Publicly held debt is already at 99% of GDP and is on track to hit 107% by 2029, breaking the record set after the end of World War II. Debt service alone is more than $11 billion a week, or 15% of federal spending in the current fiscal year.

In a Project Syndicate op-ed last week, Frankel went down the list of possible debt solutions: faster economic growth, lower interest rates, default, inflation, financial repression, and fiscal austerity. 

While faster growth is the most appealing option, it’s not coming to the rescue due to the shrinking labor force, he said. AI will boost productivity, but not as much as would be needed to rein in U.S. debt.

Frankel also said the previous era of low rates was a historic anomaly that’s not coming back, and default isn’t plausible given already-growing doubts about Treasury bonds as a safe asset, especially after President Donald Trump’s “Liberation Day” tariff shocker.

Relying on inflation to shrink the real value of U.S. debt would be just as bad as a default, and financial repression would require the federal government to essentially force banks to buy bonds with artificially low yields, he explained.

“There is one possibility left: severe fiscal austerity,” Frankel added.

How severe? A sustainable U.S. debt trajectory would entail elimination of nearly all defense spending or almost all non-defense discretionary outlays, he estimated.

For the foreseeable future, Democrats are unlikely to slash top programs, while Republicans are likely to use any fiscal breathing room to push for more tax cuts, Frankel said.

“Eventually, in the unforeseeable future, austerity may be the most likely of the six possible outcomes,” he warned. “Unfortunately, it will probably come only after a severe fiscal crisis.
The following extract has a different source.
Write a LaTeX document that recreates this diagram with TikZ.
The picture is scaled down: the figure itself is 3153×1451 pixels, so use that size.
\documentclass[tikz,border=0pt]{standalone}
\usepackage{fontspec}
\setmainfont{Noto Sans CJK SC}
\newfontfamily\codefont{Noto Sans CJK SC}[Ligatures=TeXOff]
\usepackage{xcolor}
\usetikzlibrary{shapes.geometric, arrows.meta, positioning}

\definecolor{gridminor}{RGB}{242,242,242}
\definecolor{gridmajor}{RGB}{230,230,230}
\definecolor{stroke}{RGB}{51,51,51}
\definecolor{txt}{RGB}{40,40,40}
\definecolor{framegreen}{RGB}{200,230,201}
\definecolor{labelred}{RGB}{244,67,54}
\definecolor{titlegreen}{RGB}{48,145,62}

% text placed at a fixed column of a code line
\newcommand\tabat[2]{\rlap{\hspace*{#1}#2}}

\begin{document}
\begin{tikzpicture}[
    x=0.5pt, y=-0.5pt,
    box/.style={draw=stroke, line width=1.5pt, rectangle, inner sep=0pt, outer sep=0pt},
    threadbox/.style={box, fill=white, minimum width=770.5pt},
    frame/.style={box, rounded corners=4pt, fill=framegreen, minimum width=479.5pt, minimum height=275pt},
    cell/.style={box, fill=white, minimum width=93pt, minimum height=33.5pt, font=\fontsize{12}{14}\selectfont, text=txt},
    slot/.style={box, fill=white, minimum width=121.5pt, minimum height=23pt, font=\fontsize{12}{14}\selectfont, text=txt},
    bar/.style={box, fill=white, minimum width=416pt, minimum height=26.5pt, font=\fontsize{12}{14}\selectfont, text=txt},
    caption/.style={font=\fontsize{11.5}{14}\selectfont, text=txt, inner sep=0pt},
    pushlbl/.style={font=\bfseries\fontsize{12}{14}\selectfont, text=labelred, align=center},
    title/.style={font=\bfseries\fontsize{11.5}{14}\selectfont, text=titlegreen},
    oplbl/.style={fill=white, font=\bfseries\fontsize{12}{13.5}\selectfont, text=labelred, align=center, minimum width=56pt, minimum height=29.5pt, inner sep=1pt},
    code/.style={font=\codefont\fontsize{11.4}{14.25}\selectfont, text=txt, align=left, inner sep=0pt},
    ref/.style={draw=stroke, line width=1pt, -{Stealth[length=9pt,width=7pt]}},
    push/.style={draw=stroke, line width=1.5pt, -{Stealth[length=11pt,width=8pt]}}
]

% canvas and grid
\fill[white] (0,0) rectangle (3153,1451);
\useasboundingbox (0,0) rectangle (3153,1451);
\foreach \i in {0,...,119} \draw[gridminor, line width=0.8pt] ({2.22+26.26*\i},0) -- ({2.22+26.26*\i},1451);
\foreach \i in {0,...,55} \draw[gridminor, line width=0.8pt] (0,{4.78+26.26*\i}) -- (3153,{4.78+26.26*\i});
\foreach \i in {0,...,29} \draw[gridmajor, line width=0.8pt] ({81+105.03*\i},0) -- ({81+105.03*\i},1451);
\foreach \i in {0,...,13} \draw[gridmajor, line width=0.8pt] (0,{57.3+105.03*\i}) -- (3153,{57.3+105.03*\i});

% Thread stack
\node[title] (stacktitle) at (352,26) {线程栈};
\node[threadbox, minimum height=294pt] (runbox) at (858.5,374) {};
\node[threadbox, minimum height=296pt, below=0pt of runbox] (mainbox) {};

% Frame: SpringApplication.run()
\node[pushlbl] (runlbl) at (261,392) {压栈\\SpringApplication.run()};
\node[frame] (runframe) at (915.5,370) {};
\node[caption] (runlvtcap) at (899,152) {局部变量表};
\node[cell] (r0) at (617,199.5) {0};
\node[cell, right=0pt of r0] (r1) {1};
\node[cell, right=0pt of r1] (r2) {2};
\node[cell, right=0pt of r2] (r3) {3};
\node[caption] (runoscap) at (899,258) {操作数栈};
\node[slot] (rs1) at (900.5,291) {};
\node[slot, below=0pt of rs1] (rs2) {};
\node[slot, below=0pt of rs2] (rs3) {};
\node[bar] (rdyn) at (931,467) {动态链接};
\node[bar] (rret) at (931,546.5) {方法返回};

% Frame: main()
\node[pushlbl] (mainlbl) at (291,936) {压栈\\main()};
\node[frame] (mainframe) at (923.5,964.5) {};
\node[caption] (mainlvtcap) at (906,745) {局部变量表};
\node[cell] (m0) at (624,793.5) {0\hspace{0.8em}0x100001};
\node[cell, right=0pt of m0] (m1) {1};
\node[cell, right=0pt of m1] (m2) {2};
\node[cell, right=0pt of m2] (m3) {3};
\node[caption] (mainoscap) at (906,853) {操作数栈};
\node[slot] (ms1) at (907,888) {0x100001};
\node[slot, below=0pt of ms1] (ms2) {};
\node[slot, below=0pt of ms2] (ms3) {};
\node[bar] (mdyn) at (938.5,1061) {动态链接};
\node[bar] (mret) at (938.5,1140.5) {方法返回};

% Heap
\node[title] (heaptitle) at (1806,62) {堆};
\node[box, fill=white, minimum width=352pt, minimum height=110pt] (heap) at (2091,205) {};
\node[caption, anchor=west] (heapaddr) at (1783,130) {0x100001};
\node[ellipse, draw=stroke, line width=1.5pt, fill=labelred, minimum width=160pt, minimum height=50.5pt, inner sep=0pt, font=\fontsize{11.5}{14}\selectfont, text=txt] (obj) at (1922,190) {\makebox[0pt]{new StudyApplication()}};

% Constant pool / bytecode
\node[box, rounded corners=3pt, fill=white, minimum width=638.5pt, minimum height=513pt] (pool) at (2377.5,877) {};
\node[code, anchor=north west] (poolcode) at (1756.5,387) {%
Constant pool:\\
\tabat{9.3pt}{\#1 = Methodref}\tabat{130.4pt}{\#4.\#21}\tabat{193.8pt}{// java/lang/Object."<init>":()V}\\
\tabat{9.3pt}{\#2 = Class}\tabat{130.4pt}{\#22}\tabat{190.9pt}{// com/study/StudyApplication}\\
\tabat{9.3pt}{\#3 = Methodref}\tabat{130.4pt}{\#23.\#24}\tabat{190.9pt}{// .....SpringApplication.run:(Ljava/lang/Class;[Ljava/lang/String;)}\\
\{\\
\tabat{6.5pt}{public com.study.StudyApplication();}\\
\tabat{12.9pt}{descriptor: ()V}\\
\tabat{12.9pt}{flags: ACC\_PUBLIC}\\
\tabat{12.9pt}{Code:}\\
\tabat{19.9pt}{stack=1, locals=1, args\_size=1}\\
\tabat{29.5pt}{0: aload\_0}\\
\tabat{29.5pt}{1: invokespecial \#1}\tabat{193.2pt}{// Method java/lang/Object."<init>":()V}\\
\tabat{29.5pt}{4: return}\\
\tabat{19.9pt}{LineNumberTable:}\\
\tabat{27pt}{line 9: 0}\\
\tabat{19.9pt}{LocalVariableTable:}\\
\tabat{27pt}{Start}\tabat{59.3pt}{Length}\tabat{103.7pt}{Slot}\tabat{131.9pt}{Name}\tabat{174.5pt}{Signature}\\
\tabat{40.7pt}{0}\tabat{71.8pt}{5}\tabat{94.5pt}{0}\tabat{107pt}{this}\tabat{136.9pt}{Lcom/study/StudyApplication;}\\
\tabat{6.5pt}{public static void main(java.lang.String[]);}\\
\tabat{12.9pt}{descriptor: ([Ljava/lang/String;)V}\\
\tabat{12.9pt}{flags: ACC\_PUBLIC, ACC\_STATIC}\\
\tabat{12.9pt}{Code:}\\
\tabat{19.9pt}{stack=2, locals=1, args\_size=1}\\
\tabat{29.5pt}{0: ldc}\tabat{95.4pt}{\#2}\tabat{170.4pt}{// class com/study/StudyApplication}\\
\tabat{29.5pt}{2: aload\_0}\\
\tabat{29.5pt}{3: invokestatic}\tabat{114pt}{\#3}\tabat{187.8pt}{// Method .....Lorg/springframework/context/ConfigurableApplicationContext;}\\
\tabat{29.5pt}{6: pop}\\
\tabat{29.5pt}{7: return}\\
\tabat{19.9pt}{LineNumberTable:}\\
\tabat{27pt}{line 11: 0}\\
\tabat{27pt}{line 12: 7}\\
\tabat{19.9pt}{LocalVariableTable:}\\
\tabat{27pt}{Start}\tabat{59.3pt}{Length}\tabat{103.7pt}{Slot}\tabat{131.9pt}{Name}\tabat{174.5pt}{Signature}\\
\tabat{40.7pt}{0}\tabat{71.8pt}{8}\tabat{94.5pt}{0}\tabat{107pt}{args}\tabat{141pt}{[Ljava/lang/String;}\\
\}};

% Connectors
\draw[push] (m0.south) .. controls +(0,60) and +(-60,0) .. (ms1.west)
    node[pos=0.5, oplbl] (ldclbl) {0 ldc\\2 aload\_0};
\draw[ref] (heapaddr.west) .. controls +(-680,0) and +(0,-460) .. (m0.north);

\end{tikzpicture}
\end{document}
The longer it takes for that reckoning to arrive, the more radical the adjustment will need to be.”

The austerity forecast echoes an earlier note from Oxford Economics, which said the expected insolvency of the Social Security and Medicare trust funds by 2034 will serve as a catalyst for fiscal reform.
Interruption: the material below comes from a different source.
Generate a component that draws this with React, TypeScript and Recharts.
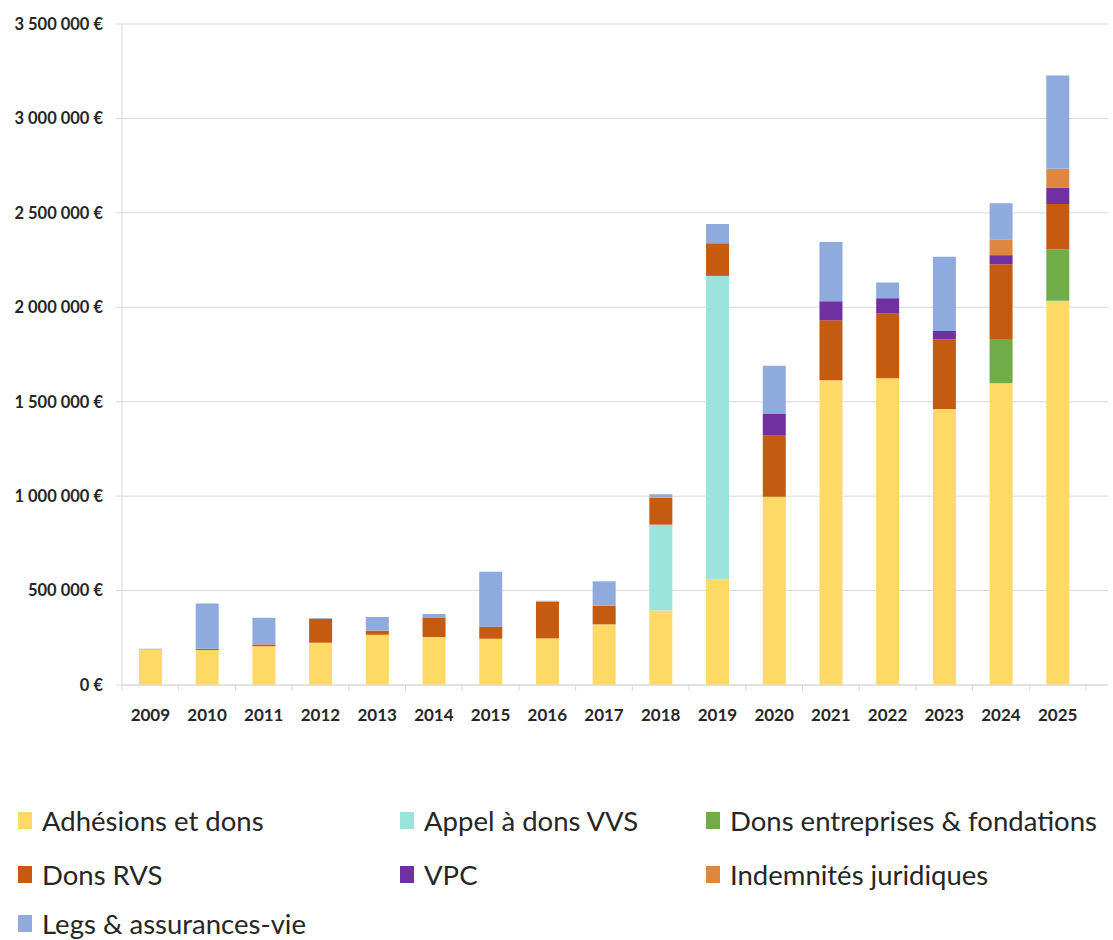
import React from 'react';
import { BarChart, Bar, XAxis, YAxis, CartesianGrid, Legend } from 'recharts';

const years = ['2009', '2010', '2011', '2012', '2013', '2014', '2015', '2016', '2017', '2018', '2019', '2020', '2021', '2022', '2023', '2024', '2025'];

// values in euros
const adhesionsDons = [188000, 185000, 205000, 224000, 266000, 254000, 245000, 247000, 321000, 394000, 560000, 997000, 1614000, 1624000, 1462000, 1598000, 2034000];
const appelDonsVVS = [0, 0, 0, 0, 0, 0, 0, 0, 0, 455000, 1606000, 0, 0, 0, 0, 0, 0];
const donsEntreprises = [0, 0, 0, 0, 0, 0, 0, 0, 0, 0, 0, 0, 0, 0, 0, 234000, 273000];
const donsRVS = [0, 7000, 10000, 127000, 22000, 104000, 64000, 194000, 99000, 143000, 173000, 323000, 317000, 344000, 369000, 396000, 240000];
const vpc = [0, 0, 0, 0, 0, 0, 0, 0, 0, 0, 0, 115000, 101000, 80000, 44000, 48000, 85000];
const indemnites = [0, 0, 0, 0, 0, 0, 0, 0, 0, 0, 0, 0, 0, 0, 0, 84000, 101000];
const legsAssurances = [4000, 240000, 141000, 3000, 72000, 18000, 291000, 5000, 129000, 18000, 102000, 256000, 314000, 83000, 393000, 191000, 494000];

const yTicks = [0, 500000, 1000000, 1500000, 2000000, 2500000, 3000000, 3500000];

const series = [
  { key: 'adhesions', name: 'Adhésions et dons', color: '#FFD966', values: adhesionsDons },
  { key: 'appelVVS', name: 'Appel à dons VVS', color: '#9BE3DB', values: appelDonsVVS },
  { key: 'entreprises', name: 'Dons entreprises & fondations', color: '#70AD47', values: donsEntreprises },
  { key: 'donsRVS', name: 'Dons RVS', color: '#C55A11', values: donsRVS },
  { key: 'vpc', name: 'VPC', color: '#7030A0', values: vpc },
  { key: 'indemnites', name: 'Indemnités juridiques', color: '#DF8640', values: indemnites },
  { key: 'legs', name: 'Legs & assurances-vie', color: '#8FAADC', values: legsAssurances },
];

const data = years.map((year, i) => {
  const row: any = { year };
  series.forEach(s => { row[s.key] = s.values[i]; });
  return row;
});

const formatEuro = (v: number) => String(v).replace(/\B(?=(\d{3})+(?!\d))/g, ' ') + ' €';

const FONT = 'Lato, "Open Sans", sans-serif';
const GRID = '#d9d9d9';
const TEXT = '#262626';

// category step on the x axis: plot from 122 to 1108, 22px padding on the right
const STEP = (1108 - 22 - 122) / years.length;

const YearTick = (props: any) => {
  const { x, y, payload, index } = props;
  const half = STEP / 2;
  return (
    <g>
      <line x1={x - half} x2={x - half} y1={y} y2={y + 6} stroke={GRID} />
      {index === years.length - 1 && <line x1={x + half} x2={x + half} y1={y} y2={y + 6} stroke={GRID} />}
      <text x={x} y={y + 36} textAnchor="middle" fill={TEXT} fontSize={17} fontWeight={700} fontFamily={FONT}>
        {payload.value}
      </text>
    </g>
  );
};

const legendCols = [18, 400, 706];
const legendRows = [50, 104, 153];

const renderLegend = () => (
  <div style={{ position: 'relative', width: 1113, height: 170, fontFamily: FONT }}>
    {series.map((s, i) => (
      <div
        key={s.key}
        style={{
          position: 'absolute',
          left: legendCols[i % 3],
          top: legendRows[Math.floor(i / 3)] - 17,
          height: 34,
          display: 'flex',
          alignItems: 'center',
          whiteSpace: 'nowrap',
        }}
      >
        <span style={{ display: 'inline-block', width: 14, height: 17, background: s.color, marginRight: 10 }} />
        <span style={{ fontSize: 27.5, color: TEXT }}>{s.name}</span>
      </div>
    ))}
  </div>
);

export default function App() {
  return (
    <div style={{ position: 'absolute', left: 0, top: 0, width: 1113, height: 940, background: '#fff' }}>
      <BarChart width={1113} height={940} data={data} margin={{ top: 24, right: 5, bottom: 0, left: 0 }} barSize={23}>
        <CartesianGrid vertical={false} stroke={GRID} />
        <XAxis
          dataKey="year"
          padding={{ left: 0, right: 22 }}
          height={85}
          axisLine={{ stroke: GRID }}
          tickLine={false}
          tickSize={0}
          tickMargin={0}
          interval={0}
          tick={<YearTick />}
        />
        <YAxis
          width={122}
          domain={[0, 3500000]}
          ticks={yTicks}
          interval={0}
          tickFormatter={formatEuro}
          axisLine={{ stroke: GRID }}
          tickLine={{ stroke: GRID }}
          tickSize={6}
          tickMargin={13}
          tick={{ fill: TEXT, fontSize: 16.5, fontWeight: 700, fontFamily: FONT }}
        />
        <Legend verticalAlign="bottom" content={renderLegend} wrapperStyle={{ left: 0, width: 1113, height: 170 }} />
        {series.map(s => (
          <Bar key={s.key} dataKey={s.key} name={s.name} stackId="total" fill={s.color} isAnimationActive={false} />
        ))}
      </BarChart>
    </div>
  );
}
In Oxford’s view, lawmakers will seek to prevent a fiscal crisis in the form of a precipitous drop in demand for Treasury bonds, sending rates soaring.

But that’s only after lawmakers try to take the more politically expedient path by allowing Social Security and Medicare to tap general revenue that funds other parts of the federal government.

“However, unfavorable fiscal news of this sort could trigger a negative reaction in the US bond market, which would view this as a capitulation on one of the last major political openings for reforms,” Bernard Yaros, lead U.S. economist at Oxford Economics, wrote. “A sharp upward repricing of the term premium for longer-dated bonds could force Congress back into a reform mindset.”